In August, when 50 Cent wanted to release the head banger "I Get Money" as a single, he says the label instead "leaked" his pop crossover "Ayo Technology" (featuring Justin Timberlake and super-producer Timbaland), dividing his market presence.
Although both songs went on to become hits, the new album's other singles released earlier this summer, "Amusement Park" and "Straight to the Bank," have failed to show mass appeal. And none has become an international smash on the order of 50's epochal "In Da Club."
He blames the relatively tepid response to the first two singles on Interscope's alternately interfering and indifferent approach to marketing him. "With this record launch, they've been pre-active rather than proactive," he said. "They're getting antsy."
When the video for "Follow My Lead" (featuring Robin Thicke) -- a clip that 50 personally recruited Dustin Hoffman to appear in -- turned up on the website of its director, Bernard Gourley, the rapper felt it was time heads rolled.
Interscope executives "said the director of the project was so excited to work with 50 Cent he put it on his website and it went all over the place," 50 Cent said. "We're taking legal action against the production company. But initially, you can't explain it to me." (For his part, Gourley denies he leaked the video, saying someone hacked into his website to steal it.)
So upset was 50 Cent, he initially refused to take a phone call from confidant Eminem immediately after the BlackBerry rampage. "Marshall [Mathers, Eminem's given name] called and goes, 'Yo, just tell him I said get on the phone now,' " the rapper remembered. "And we ended up speaking for two hours. He's had moments where he felt the same way I felt about the company on different levels."
On the black-and-white cover photo of "Curtis," 50 Cent clutches his furrowed brow in his hands, appearing at once visibly conflicted and imminently capable of snapping someone's neck. Visually, it's a departure from the images on his last two albums, shirtless vanity portraits that emphasized his heavily tattooed torso and massive biceps.

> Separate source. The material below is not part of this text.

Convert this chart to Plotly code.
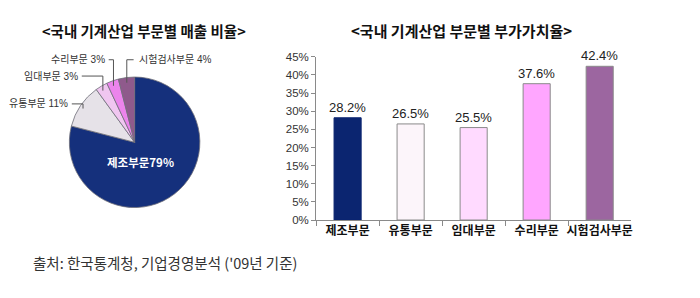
import math
import plotly.graph_objects as go

# ---------------- data ----------------
pie_labels = ["제조부문", "유통부문", "임대부문", "수리부문", "시험검사부문"]
pie_values = [79, 11, 3, 3, 4]

bar_categories = ["제조부문", "유통부문", "임대부문", "수리부문", "시험검사부문"]
bar_values = [28.2, 26.5, 25.5, 37.6, 42.4]

y_ticks = [0, 5, 10, 15, 20, 25, 30, 35, 40, 45]

pie_title = "&lt;국내 기계산업 부문별 매출 비율&gt;"
bar_title = "&lt;국내 기계산업 부문별 부가가치율&gt;"
source_text = "출처: 한국통계청, 기업경영분석 ('09년 기준)"

# ---------------- style ----------------
W, H = 700, 298
pie_colors = ["#15307c", "#e6e2e8", "#f0c6f0", "#ec84ec", "#8f5a8c"]
bar_colors = ["#0b2570", "#fcf5fa", "#ffdaff", "#ffa6ff", "#9c66a0"]
bar_lines = ["#0b2570", "#8a8a8a", "#8a8a8a", "#8a8a8a", "#8a8a8a"]
FONT = "Liberation Sans, Noto Sans CJK KR, sans-serif"
KFONT = "Noto Sans CJK KR, sans-serif"


def px(x):
    return x / W


def py(y):
    return 1 - y / H


# pie geometry (pixels)
cx, cy, r = 135, 142, 68

fig = go.Figure()

fig.add_trace(go.Pie(
    labels=pie_labels,
    values=pie_values,
    sort=False,
    direction="clockwise",
    rotation=0,
    textinfo="none",
    hoverinfo="label+percent",
    marker=dict(colors=pie_colors, line=dict(color="#6e6e78", width=0.8)),
    domain=dict(x=[px(cx - r), px(cx + r)], y=[py(cy + r), py(cy - r)]),
    showlegend=False,
))

fig.add_trace(go.Bar(
    x=bar_categories,
    y=bar_values,
    marker=dict(color=bar_colors, line=dict(color=bar_lines, width=1)),
    width=0.43,
    texttemplate="%{y:.1f}%",
    textposition="outside",
    constraintext="none",
    textfont=dict(family=FONT, size=13, color="#222222"),
    cliponaxis=False,
    showlegend=False,
    xaxis="x", yaxis="y",
))

annotations = []
shapes = []

# titles & source
annotations.append(dict(x=px(144), y=py(26), xref="paper", yref="paper", text=pie_title,
                        showarrow=False, font=dict(family=KFONT, size=14.5, color="#111111", weight="bold"),
                        xanchor="center", yanchor="middle"))
annotations.append(dict(x=px(463), y=py(26), xref="paper", yref="paper", text=bar_title,
                        showarrow=False, font=dict(family=KFONT, size=15, color="#111111", weight="bold"),
                        xanchor="center", yanchor="middle"))
annotations.append(dict(x=px(31), y=py(267), xref="paper", yref="paper", text=source_text,
                        showarrow=False, font=dict(family=KFONT, size=14.5, color="#333333"),
                        xanchor="left", yanchor="middle"))

# big slice label inside
annotations.append(dict(x=px(cx + 6), y=py(cy + 21), xref="paper", yref="paper",
                        text="%s%d%%" % (pie_labels[0], pie_values[0]),
                        showarrow=False, font=dict(family=KFONT, size=11.5, color="white", weight="bold"),
                        xanchor="center", yanchor="middle"))

# outside labels with leader lines (label placement: x edge, y, anchor side)
label_place = {1: (70, 102, "right"), 2: (80, 73, "right"), 3: (107, 56, "right"), 4: (137, 56, "left")}
total = sum(pie_values)
cum = 0
for i, v in enumerate(pie_values):
    mid = (cum + v / 2) / total * 2 * math.pi
    cum += v
    if i not in label_place:
        continue
    lx, ly, side = label_place[i]
    ax = cx + 0.92 * r * math.sin(mid)
    ay = cy - 0.92 * r * math.cos(mid)
    hx = lx + 2 if side == "right" else lx - 3
    shapes.append(dict(type="line", xref="paper", yref="paper", x0=px(ax), y0=py(ay), x1=px(ax), y1=py(ly),
                       line=dict(color="#555555", width=1)))
    shapes.append(dict(type="line", xref="paper", yref="paper", x0=px(ax), y0=py(ly), x1=px(hx), y1=py(ly),
                       line=dict(color="#555555", width=1)))
    annotations.append(dict(x=px(lx), y=py(ly), xref="paper", yref="paper",
                            text="%s %d%%" % (pie_labels[i], v), showarrow=False,
                            font=dict(family=FONT, size=10, color="#333333"),
                            xanchor=side, yanchor="middle"))

fig.update_layout(
    width=W, height=H,
    margin=dict(l=0, r=0, t=0, b=0),
    paper_bgcolor="white", plot_bgcolor="white",
    xaxis=dict(domain=[px(317), px(633)], showline=True, linecolor="#8a8a8a", linewidth=1,
               ticks="outside", tickson="boundaries", ticklen=5, tickcolor="#8a8a8a", tickangle=0,
               tickfont=dict(family=KFONT, size=12, color="#111111", weight="bold"), showgrid=False,
               fixedrange=True),
    yaxis=dict(domain=[py(223), py(53)], range=[0, 45], tickvals=y_ticks,
               ticktext=["%d%%" % t for t in y_ticks], showline=True, linecolor="#8a8a8a",
               linewidth=1, ticks="outside", ticklen=4, tickcolor="#8a8a8a", showgrid=False,
               zeroline=False, tickfont=dict(family=FONT, size=11.5, color="#333333"), fixedrange=True),
    annotations=annotations,
    shapes=shapes,
    bargap=0.57,
)

fig.write_html("out.html")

But if there's one thing the rapper doesn't seem to be agonizing over, it's his new music. Although he has not allowed critics or reporters to hear "Curtis" prior to release, among the highlights 50 is willing to divulge: a song with Senegalese hip-hop crooner Akon called "I'll Still Kill" and the rap á deux "Come & Go" with hip-hop's most dynamic musical force, Dr. Dre.
50 credits Dre, along with Eminem, as the person who enabled his shot at the big time. But the Queens MC's most infamous "beef" was with Compton rapper the Game -- another of Dre's protégé's -- putting the producer in the difficult position of either having to choose between favorites or trying to stay above the fray. In the end, Dre declined to contribute any music to the Game's 2006 album. "Doctor's Advocate," while both producing and rapping on "Curtis."
"It put him in an awkward space. Dre didn't care for it at all," 50 said quietly. "See, Dre doesn't like confrontation. He wanted it to go away."
Robert Greene, author of the bestselling power politics compendium, "The 48 Laws of Power," spent the better part of August shadowing 50, given total access to the rapper-mogul's business machinations as research for the business self-help book the two are writing together, "The 50th Law."
As Greene sees it, the rapper's frustration with Interscope boils down to the same hustler's ambition that compelled 50 to buy an equity stake in Glaceau Mineral Water in 2004, which he sold to Coca-Cola in July for a reported $100 million to $400 million. "In his mind, he could go at any moment," Greene said. "He's got this fatalism, and because of that he wants to get as much done as he can. He's very competitive. And he wants the biggest empire of anyone who's emerged from hip-hop."